● To be done:
Print nothing but the lines from the start of the listing below through the line that contains "import plotly.graph_objects as go". Do not include the pictures.

------ Dataset section ------

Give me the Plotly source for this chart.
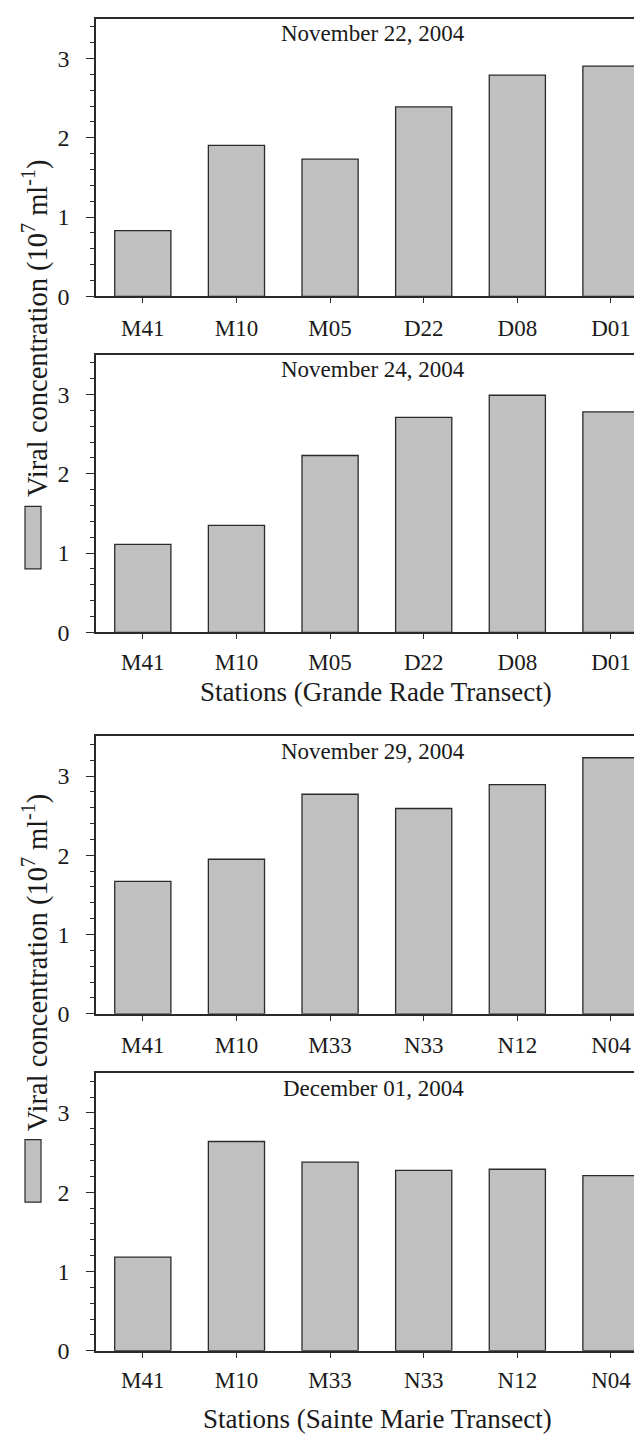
import plotly.graph_objects as go

# ---- data ----
stations_grande = ["M41", "M10", "M05", "D22", "D08", "D01"]
stations_marie = ["M41", "M10", "M33", "N33", "N12", "N04"]
nov22 = [0.83, 1.905, 1.73, 2.39, 2.79, 2.905]
nov24 = [1.11, 1.35, 2.23, 2.71, 2.99, 2.78]
nov29 = [1.67, 1.95, 2.77, 2.59, 2.89, 3.23]
dec01 = [1.18, 2.64, 2.38, 2.275, 2.29, 2.21]
panel_titles = ["November 22, 2004", "November 24, 2004", "November 29, 2004", "December 01, 2004"]
y_ticks = [0, 1, 2, 3]
x_title_top = "Stations (Grande Rade Transect)"
x_title_bottom = "Stations (Sainte Marie Transect)"
y_title = "Viral concentration (10<sup>7</sup> ml<sup>-1</sup>)"

W, H = 642, 1440
FONT = "Liberation Serif, Times New Roman, serif"
TXT = "#1a1a1a"
LINE = "#2a2a2a"

def px_y(y):
    return 1 - y / H

def px_x(x):
    return x / W

# panel pixel extents (top, bottom)
panels = [(11, 291), (350, 630), (735, 1015), (1075, 1355)]
series = [nov22, nov24, nov29, dec01]
cats = [stations_grande, stations_grande, stations_marie, stations_marie]
standoffs = [5, 3, 5, 3]

fig = go.Figure()
layout = dict(
    width=W, height=H,
    margin=dict(l=0, r=0, t=0, b=0),
    paper_bgcolor="white", plot_bgcolor="white",
    showlegend=False,
    font=dict(family=FONT, color=TXT),
)

x_left = 88
for i, ((top, bot), vals, c) in enumerate(zip(panels, series, cats)):
    n = i + 1
    xa = "x" if n == 1 else f"x{n}"
    ya = "y" if n == 1 else f"y{n}"
    fig.add_trace(go.Bar(
        x=list(range(len(vals))), y=vals, width=0.6,
        marker=dict(color="#c0c0c0", line=dict(color=LINE, width=1.3)),
        xaxis=xa, yaxis=ya, hoverinfo="skip",
    ))
    layout["xaxis" if n == 1 else f"xaxis{n}"] = dict(
        domain=[px_x(x_left), 1.0], anchor=ya,
        range=[-0.5, 5.417],
        tickmode="array", tickvals=list(range(len(c))), ticktext=c,
        ticks="outside", ticklen=5, tickwidth=1.2, tickcolor=LINE,
        showline=True, linecolor=LINE, linewidth=1.5, mirror=True,
        showgrid=False, zeroline=False,
        tickfont=dict(family=FONT, size=23, color=TXT),
        ticklabelstandoff=standoffs[i],
    )
    layout["yaxis" if n == 1 else f"yaxis{n}"] = dict(
        domain=[px_y(bot), px_y(top)], anchor=xa,
        range=[0, 3.5],
        tickmode="array", tickvals=y_ticks,
        ticks="outside", ticklen=8, tickwidth=1.2, tickcolor=LINE,
        minor=dict(dtick=0.2, tick0=0, ticks="outside", ticklen=4, tickwidth=1, tickcolor=LINE, showgrid=False),
        showline=True, linecolor=LINE, linewidth=1.5, mirror=False,
        showgrid=False, zeroline=False,
        tickfont=dict(family=FONT, size=24, color=TXT),
        ticklabelstandoff=12,
    )

fig.update_layout(**layout)

annotations = []
for (top, bot), t in zip(panels, panel_titles):
    annotations.append(dict(
        text=t, xref="paper", yref="paper", x=px_x(365), y=px_y(top + 15),
        xanchor="center", yanchor="middle", showarrow=False,
        font=dict(family=FONT, size=23, color=TXT),
    ))
annotations.append(dict(
    text=x_title_top, xref="paper", yref="paper", x=px_x(368), y=px_y(690),
    xanchor="center", yanchor="middle", showarrow=False,
    font=dict(family=FONT, size=27, color=TXT),
))
annotations.append(dict(
    text=x_title_bottom, xref="paper", yref="paper", x=px_x(369), y=px_y(1424),
    xanchor="center", yanchor="middle", showarrow=False,
    font=dict(family=FONT, size=27, color=TXT),
))
for yc in (324, 964):
    annotations.append(dict(
        text=y_title, xref="paper", yref="paper", x=px_x(27), y=px_y(yc),
        xanchor="center", yanchor="middle", showarrow=False, textangle=-90,
        font=dict(family=FONT, size=28.5, color=TXT),
    ))
fig.update_layout(annotations=annotations)

shapes = []
for (y0, y1) in ((503, 566), (1142, 1205)):
    shapes.append(dict(
        type="rect", xref="paper", yref="paper",
        x0=px_x(17), x1=px_x(33), y0=px_y(y1), y1=px_y(y0),
        fillcolor="#c0c0c0", line=dict(color=LINE, width=1.2),
    ))
fig.update_layout(shapes=shapes)

fig.write_html("out.html")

------

● The response:
Give me the Plotly source for this chart.
import plotly.graph_objects as go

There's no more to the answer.